YOUR TASK ▸
Find every line with the word "uses" and give their count, nothing else.

DATA EXCERPTS ▸
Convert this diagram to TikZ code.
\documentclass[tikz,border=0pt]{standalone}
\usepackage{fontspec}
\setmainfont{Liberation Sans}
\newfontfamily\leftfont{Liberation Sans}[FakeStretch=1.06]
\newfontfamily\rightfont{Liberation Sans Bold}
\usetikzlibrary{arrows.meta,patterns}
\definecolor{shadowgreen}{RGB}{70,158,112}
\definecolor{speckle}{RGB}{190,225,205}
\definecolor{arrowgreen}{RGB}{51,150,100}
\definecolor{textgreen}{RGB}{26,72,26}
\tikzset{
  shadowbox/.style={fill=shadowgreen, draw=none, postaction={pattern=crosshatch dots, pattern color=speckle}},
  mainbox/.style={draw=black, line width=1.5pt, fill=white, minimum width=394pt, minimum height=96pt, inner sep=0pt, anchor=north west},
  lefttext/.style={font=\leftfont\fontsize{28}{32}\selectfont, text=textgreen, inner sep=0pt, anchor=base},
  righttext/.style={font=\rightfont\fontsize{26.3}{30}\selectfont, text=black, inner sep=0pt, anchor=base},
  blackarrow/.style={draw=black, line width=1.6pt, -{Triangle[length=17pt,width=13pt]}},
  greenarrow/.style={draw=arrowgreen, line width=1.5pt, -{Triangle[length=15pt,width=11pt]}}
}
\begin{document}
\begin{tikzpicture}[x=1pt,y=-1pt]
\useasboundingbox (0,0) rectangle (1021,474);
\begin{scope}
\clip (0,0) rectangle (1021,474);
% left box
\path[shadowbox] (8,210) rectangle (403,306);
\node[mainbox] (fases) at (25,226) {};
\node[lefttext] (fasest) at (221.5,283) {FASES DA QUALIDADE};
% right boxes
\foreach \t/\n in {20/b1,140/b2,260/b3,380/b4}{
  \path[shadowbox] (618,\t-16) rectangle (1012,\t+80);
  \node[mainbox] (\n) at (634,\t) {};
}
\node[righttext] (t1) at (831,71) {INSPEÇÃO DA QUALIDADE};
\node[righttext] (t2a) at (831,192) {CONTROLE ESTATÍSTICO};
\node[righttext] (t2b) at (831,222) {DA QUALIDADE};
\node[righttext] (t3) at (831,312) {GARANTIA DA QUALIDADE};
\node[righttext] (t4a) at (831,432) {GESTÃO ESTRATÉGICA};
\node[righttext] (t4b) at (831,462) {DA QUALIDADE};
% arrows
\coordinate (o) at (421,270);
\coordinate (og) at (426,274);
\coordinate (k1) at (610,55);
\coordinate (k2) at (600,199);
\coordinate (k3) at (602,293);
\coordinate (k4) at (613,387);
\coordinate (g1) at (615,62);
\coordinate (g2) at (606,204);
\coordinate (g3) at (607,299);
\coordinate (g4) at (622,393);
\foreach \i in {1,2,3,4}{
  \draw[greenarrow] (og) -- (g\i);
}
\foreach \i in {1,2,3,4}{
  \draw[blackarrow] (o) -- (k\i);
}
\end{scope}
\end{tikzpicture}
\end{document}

...

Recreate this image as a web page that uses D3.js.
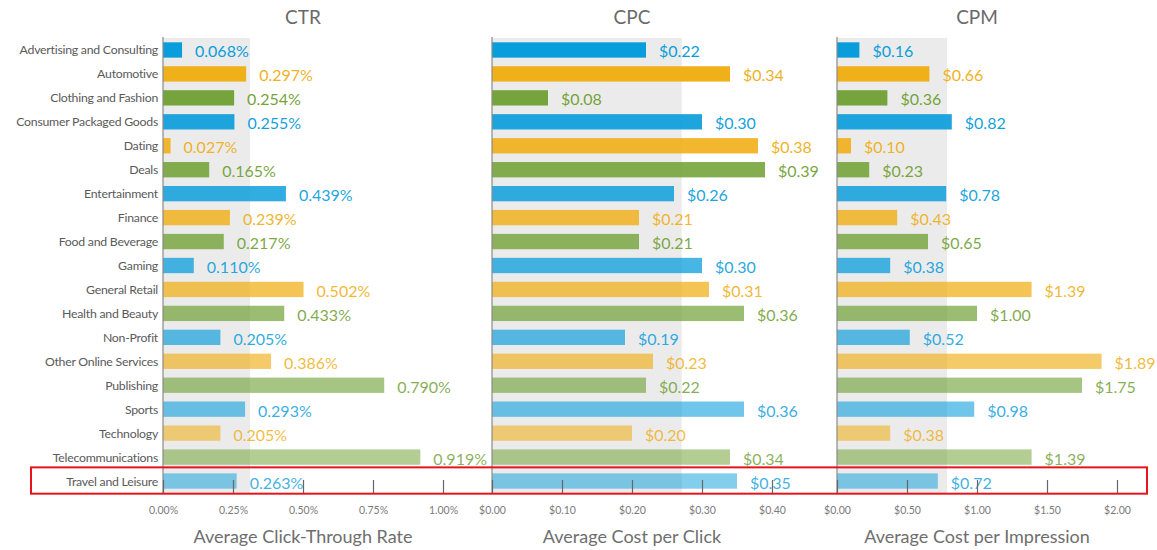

--

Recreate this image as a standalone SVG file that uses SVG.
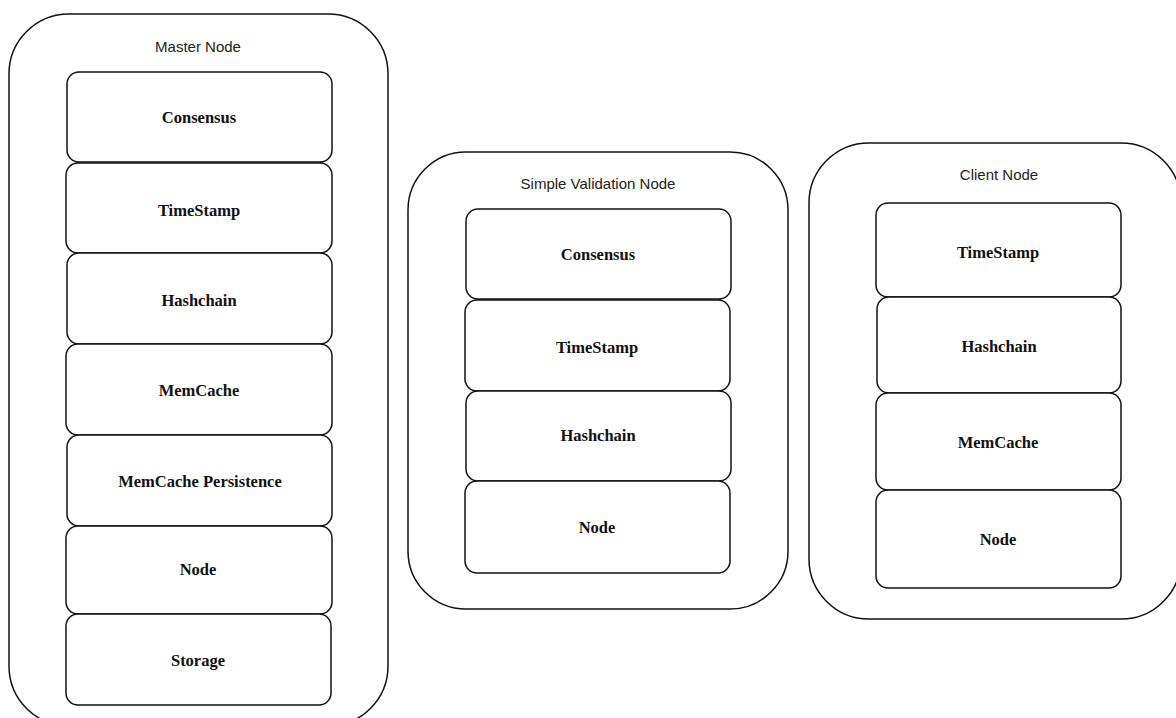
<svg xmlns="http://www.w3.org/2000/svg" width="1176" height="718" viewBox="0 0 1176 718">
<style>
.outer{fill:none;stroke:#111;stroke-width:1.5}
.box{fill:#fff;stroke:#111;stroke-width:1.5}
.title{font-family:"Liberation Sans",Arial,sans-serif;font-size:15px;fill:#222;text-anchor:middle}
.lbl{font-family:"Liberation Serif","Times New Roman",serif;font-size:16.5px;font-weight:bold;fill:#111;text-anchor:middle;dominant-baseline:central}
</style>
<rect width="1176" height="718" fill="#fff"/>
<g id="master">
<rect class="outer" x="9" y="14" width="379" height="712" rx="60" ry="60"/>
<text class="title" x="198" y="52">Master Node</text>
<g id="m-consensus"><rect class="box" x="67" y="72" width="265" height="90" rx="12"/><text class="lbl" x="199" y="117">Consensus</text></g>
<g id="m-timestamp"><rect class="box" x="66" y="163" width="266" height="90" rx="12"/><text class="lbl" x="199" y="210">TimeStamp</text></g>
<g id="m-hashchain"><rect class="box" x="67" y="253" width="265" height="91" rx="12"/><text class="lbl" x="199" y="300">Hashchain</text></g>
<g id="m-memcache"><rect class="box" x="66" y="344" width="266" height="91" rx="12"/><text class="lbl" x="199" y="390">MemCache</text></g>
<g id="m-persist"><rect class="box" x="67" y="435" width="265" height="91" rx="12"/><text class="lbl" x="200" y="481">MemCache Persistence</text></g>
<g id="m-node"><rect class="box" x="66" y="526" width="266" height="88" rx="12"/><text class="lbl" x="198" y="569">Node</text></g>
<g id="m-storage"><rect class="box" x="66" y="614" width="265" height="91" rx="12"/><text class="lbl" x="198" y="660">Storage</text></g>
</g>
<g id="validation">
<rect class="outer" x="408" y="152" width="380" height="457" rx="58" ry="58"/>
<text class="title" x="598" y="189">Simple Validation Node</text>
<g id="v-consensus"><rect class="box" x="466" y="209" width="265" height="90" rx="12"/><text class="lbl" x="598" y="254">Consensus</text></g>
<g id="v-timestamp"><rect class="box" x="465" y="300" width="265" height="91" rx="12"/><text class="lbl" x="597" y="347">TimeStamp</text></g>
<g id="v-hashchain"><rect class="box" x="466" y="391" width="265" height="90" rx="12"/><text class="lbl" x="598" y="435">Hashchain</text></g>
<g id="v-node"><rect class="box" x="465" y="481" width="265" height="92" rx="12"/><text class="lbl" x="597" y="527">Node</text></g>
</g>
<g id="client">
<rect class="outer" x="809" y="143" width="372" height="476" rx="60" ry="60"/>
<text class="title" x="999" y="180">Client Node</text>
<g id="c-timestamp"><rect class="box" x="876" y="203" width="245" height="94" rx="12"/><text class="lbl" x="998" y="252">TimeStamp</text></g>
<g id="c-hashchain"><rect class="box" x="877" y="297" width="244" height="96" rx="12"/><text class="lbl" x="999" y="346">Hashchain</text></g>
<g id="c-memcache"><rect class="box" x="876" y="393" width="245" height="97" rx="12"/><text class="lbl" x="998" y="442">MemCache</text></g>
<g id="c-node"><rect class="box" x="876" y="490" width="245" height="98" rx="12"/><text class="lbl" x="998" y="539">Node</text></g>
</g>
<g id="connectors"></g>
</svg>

EXERCISE SOLUTION ▸
2